◆ Task ◆
Select, from the material below, each line with "this" in it.

Data items

########

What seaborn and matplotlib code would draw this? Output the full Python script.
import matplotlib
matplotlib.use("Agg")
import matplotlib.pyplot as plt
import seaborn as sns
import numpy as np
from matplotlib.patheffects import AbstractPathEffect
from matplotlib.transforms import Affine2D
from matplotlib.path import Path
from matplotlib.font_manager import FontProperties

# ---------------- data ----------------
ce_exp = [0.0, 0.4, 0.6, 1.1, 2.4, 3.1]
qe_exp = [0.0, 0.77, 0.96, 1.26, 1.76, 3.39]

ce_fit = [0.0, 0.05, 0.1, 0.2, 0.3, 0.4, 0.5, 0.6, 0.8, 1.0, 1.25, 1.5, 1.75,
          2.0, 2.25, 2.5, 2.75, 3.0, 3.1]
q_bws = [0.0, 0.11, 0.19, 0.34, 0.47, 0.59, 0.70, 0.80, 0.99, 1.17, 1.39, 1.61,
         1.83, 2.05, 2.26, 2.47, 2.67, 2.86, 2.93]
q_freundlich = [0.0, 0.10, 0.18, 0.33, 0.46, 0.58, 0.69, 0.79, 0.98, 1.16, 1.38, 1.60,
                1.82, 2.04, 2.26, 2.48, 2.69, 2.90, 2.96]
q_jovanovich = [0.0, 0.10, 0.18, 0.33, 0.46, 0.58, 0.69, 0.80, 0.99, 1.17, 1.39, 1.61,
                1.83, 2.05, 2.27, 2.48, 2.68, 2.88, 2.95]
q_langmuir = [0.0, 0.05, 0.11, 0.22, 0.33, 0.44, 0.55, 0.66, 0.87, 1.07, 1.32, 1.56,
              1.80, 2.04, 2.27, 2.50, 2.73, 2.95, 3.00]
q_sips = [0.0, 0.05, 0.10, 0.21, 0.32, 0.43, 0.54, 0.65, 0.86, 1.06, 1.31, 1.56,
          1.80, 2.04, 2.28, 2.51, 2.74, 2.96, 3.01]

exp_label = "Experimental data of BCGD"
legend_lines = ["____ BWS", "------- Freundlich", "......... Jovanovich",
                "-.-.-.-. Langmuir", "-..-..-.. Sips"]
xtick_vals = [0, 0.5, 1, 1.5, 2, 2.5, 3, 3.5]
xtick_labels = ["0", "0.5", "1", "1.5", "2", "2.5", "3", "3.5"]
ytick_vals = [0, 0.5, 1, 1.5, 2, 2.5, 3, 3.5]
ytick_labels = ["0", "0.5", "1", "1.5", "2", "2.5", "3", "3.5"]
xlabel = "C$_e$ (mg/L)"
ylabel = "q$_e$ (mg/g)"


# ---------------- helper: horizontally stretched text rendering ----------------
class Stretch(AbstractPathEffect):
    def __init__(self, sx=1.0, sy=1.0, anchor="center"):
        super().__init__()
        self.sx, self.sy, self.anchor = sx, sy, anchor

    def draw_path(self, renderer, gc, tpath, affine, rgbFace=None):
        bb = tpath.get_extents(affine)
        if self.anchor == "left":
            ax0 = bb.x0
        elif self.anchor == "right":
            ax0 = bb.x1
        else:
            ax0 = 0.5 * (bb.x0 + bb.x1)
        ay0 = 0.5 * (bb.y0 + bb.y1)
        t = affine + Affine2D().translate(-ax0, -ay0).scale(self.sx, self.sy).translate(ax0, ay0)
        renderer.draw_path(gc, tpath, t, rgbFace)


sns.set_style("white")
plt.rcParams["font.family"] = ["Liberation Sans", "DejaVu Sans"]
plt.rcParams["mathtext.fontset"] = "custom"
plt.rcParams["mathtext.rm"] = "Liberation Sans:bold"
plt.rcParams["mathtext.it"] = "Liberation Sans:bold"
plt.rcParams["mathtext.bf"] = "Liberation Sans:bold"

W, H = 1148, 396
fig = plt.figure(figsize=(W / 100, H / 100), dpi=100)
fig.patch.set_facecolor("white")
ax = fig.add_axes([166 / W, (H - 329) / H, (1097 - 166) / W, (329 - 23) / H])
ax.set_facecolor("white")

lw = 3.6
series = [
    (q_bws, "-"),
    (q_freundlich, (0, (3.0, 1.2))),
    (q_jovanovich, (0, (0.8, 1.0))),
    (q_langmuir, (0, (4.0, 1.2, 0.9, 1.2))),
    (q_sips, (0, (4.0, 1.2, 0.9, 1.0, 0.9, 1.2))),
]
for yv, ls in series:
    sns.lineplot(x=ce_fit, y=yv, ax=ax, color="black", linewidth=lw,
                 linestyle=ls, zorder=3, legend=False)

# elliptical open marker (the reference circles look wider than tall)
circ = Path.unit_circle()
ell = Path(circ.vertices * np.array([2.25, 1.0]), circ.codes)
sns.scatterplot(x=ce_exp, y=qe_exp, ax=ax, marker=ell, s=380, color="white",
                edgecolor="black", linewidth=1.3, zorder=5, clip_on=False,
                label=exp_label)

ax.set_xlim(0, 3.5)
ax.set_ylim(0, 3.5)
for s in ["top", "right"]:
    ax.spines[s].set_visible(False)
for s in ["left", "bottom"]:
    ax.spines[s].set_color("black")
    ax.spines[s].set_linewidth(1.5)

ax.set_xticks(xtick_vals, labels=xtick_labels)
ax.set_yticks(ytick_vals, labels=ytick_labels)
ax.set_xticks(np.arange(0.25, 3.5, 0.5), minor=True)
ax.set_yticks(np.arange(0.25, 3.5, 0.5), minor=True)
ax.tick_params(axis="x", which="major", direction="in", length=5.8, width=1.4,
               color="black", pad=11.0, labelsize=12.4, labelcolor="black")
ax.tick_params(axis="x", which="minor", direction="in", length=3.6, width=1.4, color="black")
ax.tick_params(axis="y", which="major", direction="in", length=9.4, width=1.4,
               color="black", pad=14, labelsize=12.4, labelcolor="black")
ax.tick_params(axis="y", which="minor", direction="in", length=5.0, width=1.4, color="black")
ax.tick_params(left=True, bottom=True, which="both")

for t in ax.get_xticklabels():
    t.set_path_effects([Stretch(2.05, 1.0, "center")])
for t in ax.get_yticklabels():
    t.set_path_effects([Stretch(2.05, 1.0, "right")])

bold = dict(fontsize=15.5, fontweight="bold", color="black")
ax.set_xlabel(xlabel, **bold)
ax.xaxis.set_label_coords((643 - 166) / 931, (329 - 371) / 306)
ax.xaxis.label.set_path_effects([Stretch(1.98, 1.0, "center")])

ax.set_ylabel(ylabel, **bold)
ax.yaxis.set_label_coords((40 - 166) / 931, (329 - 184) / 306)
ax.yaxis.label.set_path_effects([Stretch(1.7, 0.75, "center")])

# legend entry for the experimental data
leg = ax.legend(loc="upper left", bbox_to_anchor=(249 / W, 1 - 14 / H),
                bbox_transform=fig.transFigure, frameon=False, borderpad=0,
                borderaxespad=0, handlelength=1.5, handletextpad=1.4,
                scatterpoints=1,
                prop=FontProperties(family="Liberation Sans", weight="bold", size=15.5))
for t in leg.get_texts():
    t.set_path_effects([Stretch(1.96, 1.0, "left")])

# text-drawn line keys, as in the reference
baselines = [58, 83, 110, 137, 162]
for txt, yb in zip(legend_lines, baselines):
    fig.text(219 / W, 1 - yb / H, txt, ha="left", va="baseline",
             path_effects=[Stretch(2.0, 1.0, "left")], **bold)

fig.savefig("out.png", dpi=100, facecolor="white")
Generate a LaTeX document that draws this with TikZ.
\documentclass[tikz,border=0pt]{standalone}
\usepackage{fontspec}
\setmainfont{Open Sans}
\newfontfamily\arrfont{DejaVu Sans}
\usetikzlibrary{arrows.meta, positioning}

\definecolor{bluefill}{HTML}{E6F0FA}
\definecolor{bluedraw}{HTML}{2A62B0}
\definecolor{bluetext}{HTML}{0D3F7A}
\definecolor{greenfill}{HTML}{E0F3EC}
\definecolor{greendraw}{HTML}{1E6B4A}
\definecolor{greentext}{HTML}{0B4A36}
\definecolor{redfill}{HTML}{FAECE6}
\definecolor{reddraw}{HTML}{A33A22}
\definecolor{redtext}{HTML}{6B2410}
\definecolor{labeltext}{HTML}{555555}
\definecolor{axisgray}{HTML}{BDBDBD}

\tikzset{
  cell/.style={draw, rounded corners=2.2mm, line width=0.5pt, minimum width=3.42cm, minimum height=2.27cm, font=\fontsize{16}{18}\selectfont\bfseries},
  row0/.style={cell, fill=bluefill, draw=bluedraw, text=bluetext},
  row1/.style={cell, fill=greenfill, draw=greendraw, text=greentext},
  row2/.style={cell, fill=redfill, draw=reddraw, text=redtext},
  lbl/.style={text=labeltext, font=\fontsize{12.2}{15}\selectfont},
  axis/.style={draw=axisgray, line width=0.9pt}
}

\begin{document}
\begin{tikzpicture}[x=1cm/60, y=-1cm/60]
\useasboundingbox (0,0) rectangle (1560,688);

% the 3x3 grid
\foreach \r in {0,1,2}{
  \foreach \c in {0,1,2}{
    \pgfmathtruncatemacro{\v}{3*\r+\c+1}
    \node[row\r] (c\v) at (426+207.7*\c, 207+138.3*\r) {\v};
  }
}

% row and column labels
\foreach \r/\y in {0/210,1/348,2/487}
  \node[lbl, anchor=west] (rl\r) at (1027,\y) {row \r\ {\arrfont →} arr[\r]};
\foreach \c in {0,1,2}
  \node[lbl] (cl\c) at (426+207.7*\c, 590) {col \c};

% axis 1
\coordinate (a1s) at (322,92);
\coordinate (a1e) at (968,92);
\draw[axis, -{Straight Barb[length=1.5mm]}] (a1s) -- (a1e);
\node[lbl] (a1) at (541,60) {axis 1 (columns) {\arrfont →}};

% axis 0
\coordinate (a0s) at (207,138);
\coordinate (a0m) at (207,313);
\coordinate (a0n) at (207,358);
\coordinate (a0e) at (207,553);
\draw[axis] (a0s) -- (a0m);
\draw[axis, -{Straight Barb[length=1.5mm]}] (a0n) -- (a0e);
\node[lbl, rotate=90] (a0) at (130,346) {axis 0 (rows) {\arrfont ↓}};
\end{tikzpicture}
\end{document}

########

◆ Written solution ◆
What seaborn and matplotlib code would draw this? Output the full Python script.
Generate a LaTeX document that draws this with TikZ.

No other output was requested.